Web Control Interface
The ESP32 hosts a local web server accessible from any device on the same network. The dashboard provides:
- System status: Current countdown target, mission name, time to launch
- Manual fetch: Trigger an immediate API refresh
- LED control: Override automatic modes, adjust brightness
- Timer control: Manual start/stop and time entry for testing
The ESP32 and IR transmitter system powered on and ready for integration.
Living With It
The clock now sits above my office TV, and I've found it changes my relationship with the launch industry in subtle ways. I notice when we're in a busy period—sometimes the countdown rarely exceeds T-5 hours between missions.
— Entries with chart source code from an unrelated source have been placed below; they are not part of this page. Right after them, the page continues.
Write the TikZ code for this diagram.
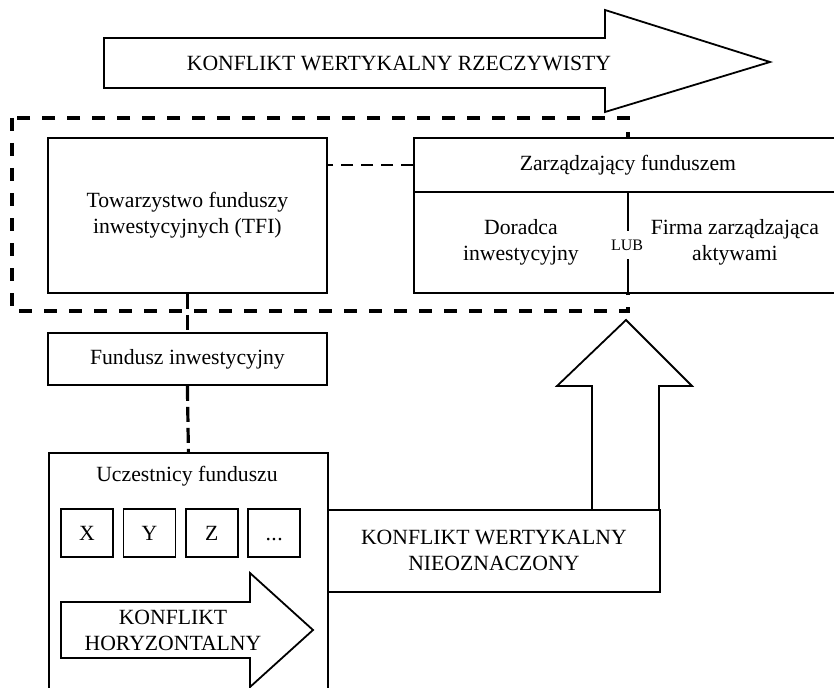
\documentclass[tikz,border=0pt]{standalone}
\usepackage{fontspec}
\setmainfont{Liberation Serif}
\usetikzlibrary{
    calc,
    positioning
}
\newcommand{\tekstfont}{\fontsize{21.7}{26}\selectfont}
\newcommand{\malyfont}{\fontsize{16}{18}\selectfont}
\newcommand{\kropki}{.\kern0.5pt.\kern0.5pt.}
\tikzset{
  every path/.style={
    black,
    line width=1.8pt
  },
  every node/.style={
    font=\tekstfont,
    align=center,
    inner sep=0pt
  },
  box/.style={
    draw,
    fill=white,
    anchor=north west
  },
  ramka/.style={
    line width=3.6pt,
    dash pattern=on 13pt off 12pt
  },
  laczenie/.style={
    line width=3.2pt,
    dash pattern=on 15pt off 6pt
  },
  laczenie cienkie/.style={
    line width=2.6pt,
    dash pattern=on 12pt off 8pt
  }
}

\begin{document}
\begin{tikzpicture}[x=1pt,y=-1pt]
    \useasboundingbox (0,0) rectangle (834,687);

    % strzałka górna
    \draw (104,38) -- (605,38) -- (605,10) -- (770,62)
        -- (605,112) -- (605,88) -- (104,88) -- cycle;
    \node (rzecz) at (399,63) {KONFLIKT WERTYKALNY RZECZYWISTY};

    % ramka TFI + zarządzający
    \draw[ramka] (12,118) rectangle (628,311);

    % TFI
    \node[box,minimum width=279pt,minimum height=155pt] (tfi) at (47,137)
        {Towarzystwo funduszy\\inwestycyjnych (TFI)};

    % zarządzający funduszem
    \node[box,minimum width=428pt,minimum height=54pt] (zarz) at (413,137)
        {Zarządzający funduszem};
    \node[box,minimum width=214pt,minimum height=101pt] (doradca) at (413,191)
        {Doradca\\inwestycyjny};
    \node[box,minimum width=214pt,minimum height=101pt] (firma) at (627,191)
        {Firma zarządzająca\\aktywami};
    \node[fill=white,font=\malyfont,inner xsep=1pt,inner ysep=9pt] (lub)
        at (627,245) {LUB};

    % fundusz
    \node[box,minimum width=279pt,minimum height=52pt] (fundusz) at (47,332)
        {Fundusz inwestycyjny};

    % uczestnicy
    \node[box,minimum width=279pt,minimum height=260pt] (uczestnicy) at (48,452) {};
    \node (tytul) at (187,476) {Uczestnicy funduszu};
    \foreach \n/\t [count=\i] in {a/X,b/Y,c/Z,d/\kropki}
        \node[draw,minimum width=52pt,minimum height=48pt,
              text height=15pt,text depth=0pt] (u\n)
            at ({87+62.4*(\i-1)},533) {\t};

    % konflikt horyzontalny
    \draw (61,602) -- (250,602) -- (250,573) -- (313,630)
        -- (250,687) -- (250,658) -- (61,658) -- cycle;
    \node (horyz) at (173,630) {KONFLIKT\\HORYZONTALNY};

    % konflikt nieoznaczony
    \node[box,minimum width=332pt,minimum height=82pt] (nieozn) at (327,509)
        {KONFLIKT WERTYKALNY\\NIEOZNACZONY};
    \draw (592,509) -- (592,386) -- (557,386) -- (626,320)
        -- (692,386) -- (659,386) -- (659,509);

    % połączenia
    \draw[laczenie cienkie] (zarz.west) -- (zarz.west -| tfi.east);
    \draw[laczenie] (tfi.south) -- (fundusz.north);
    \draw[laczenie] (fundusz.south) -- (uczestnicy.north);
\end{tikzpicture}
\end{document}
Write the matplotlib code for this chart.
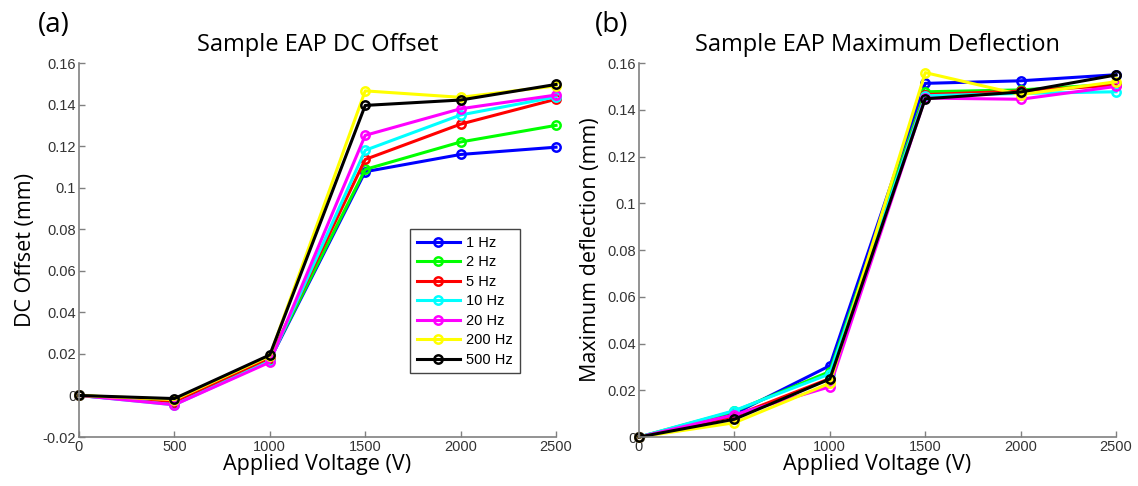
import matplotlib.pyplot as plt
import numpy as np

voltage = [0, 500, 1000, 1500, 2000, 2500]
freq_labels = ['1 Hz', '2 Hz', '5 Hz', '10 Hz', '20 Hz', '200 Hz', '500 Hz']
colors = ['#0000ff', '#00ff00', '#ff0000', '#00ffff', '#ff00ff', '#ffff00', '#000000']

# DC offset (mm), one list per frequency
dc_1hz = [0, -0.0040, 0.0170, 0.1077, 0.1160, 0.1195]
dc_2hz = [0, -0.0025, 0.0175, 0.1088, 0.1220, 0.1300]
dc_5hz = [0, -0.0030, 0.0180, 0.1136, 0.1306, 0.1426]
dc_10hz = [0, -0.0045, 0.0165, 0.1180, 0.1350, 0.1437]
dc_20hz = [0, -0.0045, 0.0160, 0.1252, 0.1380, 0.1446]
dc_200hz = [0, -0.0020, 0.0190, 0.1466, 0.1435, 0.1490]
dc_500hz = [0, -0.0015, 0.0195, 0.1396, 0.1422, 0.1497]

# maximum deflection (mm)
md_1hz = [0, 0.0100, 0.0305, 0.1513, 0.1524, 0.1550]
md_2hz = [0, 0.0110, 0.0280, 0.1477, 0.1485, 0.1510]
md_5hz = [0, 0.0090, 0.0250, 0.1465, 0.1480, 0.1505]
md_10hz = [0, 0.0113, 0.0270, 0.1460, 0.1470, 0.1477]
md_20hz = [0, 0.0095, 0.0215, 0.1450, 0.1445, 0.1500]
md_200hz = [0, 0.0061, 0.0230, 0.1559, 0.1465, 0.1520]
md_500hz = [0, 0.0076, 0.0248, 0.1447, 0.1476, 0.1549]

dc = [dc_1hz, dc_2hz, dc_5hz, dc_10hz, dc_20hz, dc_200hz, dc_500hz]
md = [md_1hz, md_2hz, md_5hz, md_10hz, md_20hz, md_200hz, md_500hz]

label_font = 'Open Sans'
tick_font = 'Liberation Sans'

fig = plt.figure(figsize=(11.38, 4.86), dpi=100)
ax1 = fig.add_axes([0.0694, 0.1008, 0.4192, 0.7695])
ax2 = fig.add_axes([0.5615, 0.1008, 0.4192, 0.7695])


def style(ax, title, ylabel, yticks, ylim):
    ax.set_xlim(0, 2500)
    ax.set_ylim(*ylim)
    ax.set_xticks(voltage)
    ax.set_yticks(yticks)
    ax.set_yticklabels([('%g' % t) for t in yticks], family=tick_font)
    ax.set_xticklabels([str(v) for v in voltage], family=tick_font)
    ax.tick_params(direction='in', length=4, width=1, color='#808080',
                   labelsize=10.5, labelcolor='#333333', pad=2)
    for s in ['top', 'right']:
        ax.spines[s].set_visible(False)
    for s in ['left', 'bottom']:
        ax.spines[s].set_color('#808080')
        ax.spines[s].set_linewidth(1.2)
    ax.set_title(title, family=label_font, fontsize=17, pad=9)
    ax.set_xlabel('Applied Voltage (V)', family=label_font, fontsize=15.5, labelpad=0)
    ax.set_ylabel(ylabel, family=label_font, fontsize=15.5, labelpad=5)


for ys, c, lab in zip(dc, colors, freq_labels):
    ax1.plot(voltage, ys, color=c, lw=2.2, marker='o', ms=6, mfc='none',
             mew=1.8, label=lab, clip_on=False)
for ys, c, lab in zip(md, colors, freq_labels):
    ax2.plot(voltage, ys, color=c, lw=2.2, marker='o', ms=6, mfc='none',
             mew=1.8, label=lab, clip_on=False)

style(ax1, 'Sample EAP DC Offset', 'DC Offset (mm)',
      np.arange(-0.02, 0.161, 0.02).round(2), (-0.02, 0.16))
style(ax2, 'Sample EAP Maximum Deflection', 'Maximum deflection (mm)',
      np.arange(0, 0.161, 0.02).round(2), (0, 0.16))

leg = ax1.legend(loc='upper left', bbox_to_anchor=(0.694, 0.556), borderaxespad=0,
                 fancybox=False, edgecolor='#444444', framealpha=1,
                 handlelength=3.0, borderpad=0.45, labelspacing=0.38,
                 handletextpad=0.4, prop={'family': tick_font, 'size': 10.5})
leg.get_frame().set_linewidth(1.0)

fig.text(0.033, 0.935, '(a)', family=label_font, fontsize=20)
fig.text(0.523, 0.935, '(b)', family=label_font, fontsize=20)

fig.savefig('out.png', dpi=100)
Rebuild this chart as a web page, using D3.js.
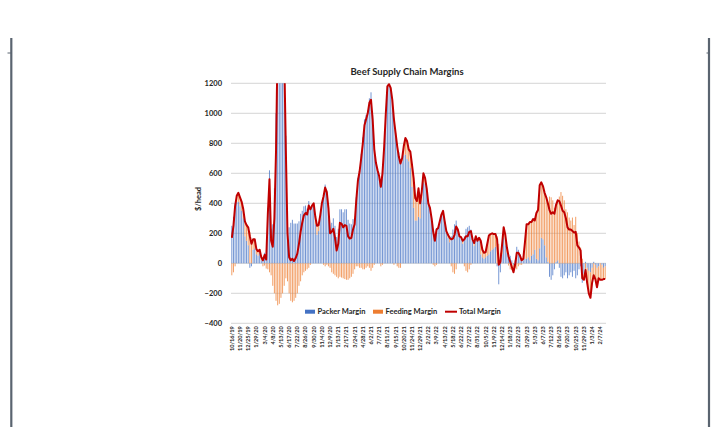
<!DOCTYPE html>
<html><head><meta charset="utf-8">
<script src="https://cdn.jsdelivr.net/npm/d3@7"></script>
<style>
body{margin:0;background:#fff}
svg text{font-family:Lato,"Open Sans",sans-serif;fill:#262626}
</style></head>
<body><svg width="714" height="427"></svg>
<script>
// weekly margins, $/head, 10/16/19 .. 2/28/24
const total = [
170,250,380,450,470,440,410,360,280,255,
240,180,130,160,160,95,80,90,40,20,
55,25,330,560,150,110,300,750,1500,2000,
2200,1900,1400,750,200,40,20,30,15,35,
65,130,210,270,320,335,325,385,360,385,
400,310,250,255,320,400,445,505,475,370,
200,210,230,170,85,130,270,265,240,255,
250,180,165,170,225,260,420,550,610,700,
800,920,960,1000,1070,1090,960,760,670,620,
580,510,600,770,990,1180,1195,1170,1090,960,
870,780,710,665,700,780,835,815,760,745,
660,570,435,415,500,400,480,600,570,500,
400,370,300,210,150,225,235,280,325,350,
280,215,190,170,160,165,190,245,225,180,
175,150,160,180,180,210,215,160,135,180,
150,170,150,90,70,75,130,185,195,200,
195,195,160,-10,10,120,240,190,105,45,
10,-25,-60,-10,70,70,50,20,30,140,
260,260,275,275,295,285,335,355,520,540,
515,470,440,400,355,330,340,330,390,420,
415,385,350,340,300,240,225,225,215,205,
210,120,105,85,-100,-110,-45,-130,-200,-230,
-130,-80,-105,-160,-100,-110,-110,-105,-105]

const packer = [
250,310,400,410,410,380,350,300,180,150,
120,-30,-20,90,100,60,50,70,20,40,
70,60,370,620,230,260,500,1000,1780,2270,
2430,2100,1550,850,320,240,270,290,265,265,
265,280,330,350,380,385,365,415,370,375,
380,260,190,215,300,400,455,525,485,390,
230,270,300,250,175,230,360,360,340,360,
360,290,265,260,295,300,440,570,640,730,
840,960,990,1020,1100,1140,990,770,670,610,
570,530,610,770,990,1170,1185,1170,1090,970,
870,800,740,695,680,720,725,695,680,635,
510,370,285,285,310,300,420,540,530,480,
390,370,300,220,170,235,235,280,315,350,
280,215,170,140,180,225,260,285,225,180,
165,130,180,230,240,250,225,150,115,170,
150,150,60,40,30,40,50,60,80,90,
100,110,-20,-140,-60,60,170,120,70,60,
50,20,-10,20,110,90,60,30,20,30,
30,40,20,50,60,90,30,20,100,170,
160,120,40,10,-90,-110,-80,-40,10,20,
-30,-90,-100,-80,-60,-100,-80,-60,-90,-50,
-100,-80,-40,-20,-130,-70,10,-30,-50,-60,
-30,10,-10,-30,-20,0,-10,-30,-20]

const feeding = [
-80,-60,-20,40,60,60,60,60,100,105,
120,210,150,70,60,35,30,20,20,-20,
-15,-35,-40,-60,-80,-150,-200,-250,-280,-270,
-230,-200,-150,-100,-120,-200,-250,-260,-250,-230,
-200,-150,-120,-80,-60,-50,-40,-30,-10,10,
20,50,60,40,20,0,-10,-20,-10,-20,
-30,-60,-70,-80,-90,-100,-90,-95,-100,-105,
-110,-110,-100,-90,-70,-40,-20,-20,-30,-30,
-40,-40,-30,-20,-30,-50,-30,-10,0,10,
10,-20,-10,0,0,10,10,0,0,-10,
0,-20,-30,-30,20,60,110,120,80,110,
150,200,150,130,190,100,60,60,40,20,
10,0,0,-10,-20,-10,0,0,10,0,
0,0,20,30,-20,-60,-70,-40,0,0,
10,20,-20,-50,-60,-40,-10,10,20,10,
0,20,90,50,40,35,80,125,115,110,
95,85,180,130,70,60,70,70,35,-15,
-40,-45,-50,-30,-40,-20,-10,-10,10,110,
230,220,255,225,235,195,305,335,420,370,
355,350,400,390,445,440,420,370,380,400,
445,475,450,420,360,340,305,285,305,255,
310,200,145,105,30,-40,-55,-100,-150,-170,
-100,-90,-95,-130,-80,-110,-100,-75,-85]

const tickLabels = ["10/16/19","11/20/19","12/25/19","1/29/20","3/4/20","4/8/20","5/13/20","6/17/20",
"7/22/20","8/26/20","9/30/20","11/4/20","12/9/20","1/13/21","2/17/21","3/24/21","4/28/21","6/2/21",
"7/7/21","8/11/21","9/15/21","10/20/21","11/24/21","12/29/21","2/2/22","3/9/22","4/13/22","5/18/22",
"6/22/22","7/27/22","8/31/22","10/5/22","11/9/22","12/14/22","1/18/23","2/22/23","3/29/23","5/3/23",
"6/7/23","7/12/23","8/16/23","9/20/23","10/25/23","11/29/23","1/3/24","2/7/24"]
const yTicks = [-400,-200,0,200,400,600,800,1000,1200]
const seriesNames = ["Packer Margin","Feeding Margin","Total Margin"]
const colores = ["#4472C4","#ED7D31","#C00000"]

const svg = d3.select("svg")
const pLeft = 231, pRight = 606, pTop = 83.3, pBottom = 323.3
const n = total.length

// page frame
const frame = "#5a6470"
svg.append("line").attr("x1",11.3).attr("x2",11.3).attr("y1",38).attr("y2",427).style("stroke",frame).style("stroke-width",2.2)
svg.append("line").attr("x1",709).attr("x2",709).attr("y1",38).attr("y2",427).style("stroke",frame).style("stroke-width",2.2)
svg.append("line").attr("x1",7.5).attr("x2",11).attr("y1",53).attr("y2",53).style("stroke",frame).style("stroke-width",1)
svg.append("line").attr("x1",706.5).attr("x2",709).attr("y1",53).attr("y2",53).style("stroke",frame).style("stroke-width",1)

const xScale = d3.scaleBand().domain(d3.range(n)).range([pLeft,pRight]).paddingInner(0.4).paddingOuter(0.2)
const yScale = d3.scaleLinear().domain([-400,1200]).range([pBottom,pTop])

// grid
svg.append("g").selectAll("line").data(yTicks).enter().append("line")
	.attr("x1",pLeft).attr("x2",pRight)
	.attr("y1",d => yScale(d)).attr("y2",d => yScale(d))
	.style("stroke","#d0d0d0").style("stroke-width",0.9)

const yAxis = d3.axisLeft(yScale).tickValues(yTicks).tickFormat(d3.format("d")).tickSize(0).tickPadding(0)
const yG = svg.append("g").attr("transform","translate(222,0)").call(yAxis)
yG.select(".domain").remove()
yG.selectAll("text").style("font-size","7.5px").style("font-weight","bold").attr("fill","#262626")

const xAxis = d3.axisBottom(xScale).tickValues(d3.range(0,n,5)).tickFormat(i => tickLabels[i/5]).tickSize(0)
const xG = svg.append("g").attr("transform",`translate(0,${pBottom})`).call(xAxis)
xG.select(".domain").remove()
xG.selectAll("text")
	.attr("transform","rotate(-90)").attr("x",-3).attr("y",0).attr("dy","0.35em")
	.style("text-anchor","end").style("font-size","5.6px").style("font-weight","bold").attr("fill","#262626")

svg.append("clipPath").attr("id","plot").append("rect")
	.attr("x",pLeft).attr("y",pTop).attr("width",pRight-pLeft).attr("height",pBottom-pTop)

const rows = d3.range(n).map(i => ({packer: packer[i], feeding: feeding[i]}))
const stacked = d3.stack().keys(["packer","feeding"]).offset(d3.stackOffsetDiverging)(rows)

const plot = svg.append("g").attr("clip-path","url(#plot)")
stacked.forEach((s,k) => {
	plot.append("g").selectAll("rect")
		.data(s)
		.enter().append("rect")
		.attr("x",(d,i) => xScale(i))
		.attr("width",xScale.bandwidth())
		.attr("y",d => yScale(Math.max(d[0],d[1])))
		.attr("height",d => Math.abs(yScale(d[0]) - yScale(d[1])))
		.style("fill",colores[k])
		.style("opacity",0.75)
})

const line = d3.line().x((d,i) => xScale(i) + xScale.bandwidth()/2).y(d => yScale(d))
plot.append("path").datum(total).attr("d",line)
	.style("fill","none").style("stroke",colores[2]).style("stroke-width",2).style("stroke-linejoin","round")

svg.append("text").attr("x",407).attr("y",75).attr("text-anchor","middle")
	.style("font-size","9.5px").style("font-weight","bold").text("Beef Supply Chain Margins")

svg.append("text").attr("transform","translate(201,199) rotate(-90)").attr("text-anchor","middle")
	.style("font-size","7.5px").style("font-weight","bold").text("$/head")

// legend
const legX = [305,373,445]
const leg = svg.append("g").selectAll("g").data(seriesNames).enter().append("g")
	.attr("transform",(d,i) => `translate(${legX[i]},311.7)`)
leg.filter((d,i) => i < 2).append("rect").attr("x",0).attr("y",-2).attr("width",10).attr("height",4)
	.style("fill",(d,i) => colores[i])
leg.filter((d,i) => i == 2).append("line").attr("x1",0).attr("x2",12).attr("y1",0).attr("y2",0)
	.style("stroke",colores[2]).style("stroke-width",2)
leg.append("text").attr("x",(d,i) => i == 2 ? 14 : 12.5).attr("dy","0.35em")
	.style("font-size","7.5px").style("font-weight","bold").text(d => d)
</script>
</body></html>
I'm looking forward to watching cadence continue to increase over the coming year.
It's also become a natural prompt to actually watch launches. When the wall starts glowing red, I know it's time to pull up a livestream.
The clock glowing with a deep blue 'Deep Space' mode during night testing.
Results
T-Minus demonstrates that interesting hardware projects don't require building everything from scratch. A $60 consumer clock, an ESP32, some LED strips, and creative use of IR protocols produced something that would cost significantly more commercially—if it existed at all.
The project combines live API integration, precise timing, hardware automation via unconventional interfaces, and ambient visualization into a single cohesive artifact that earns its place on the wall.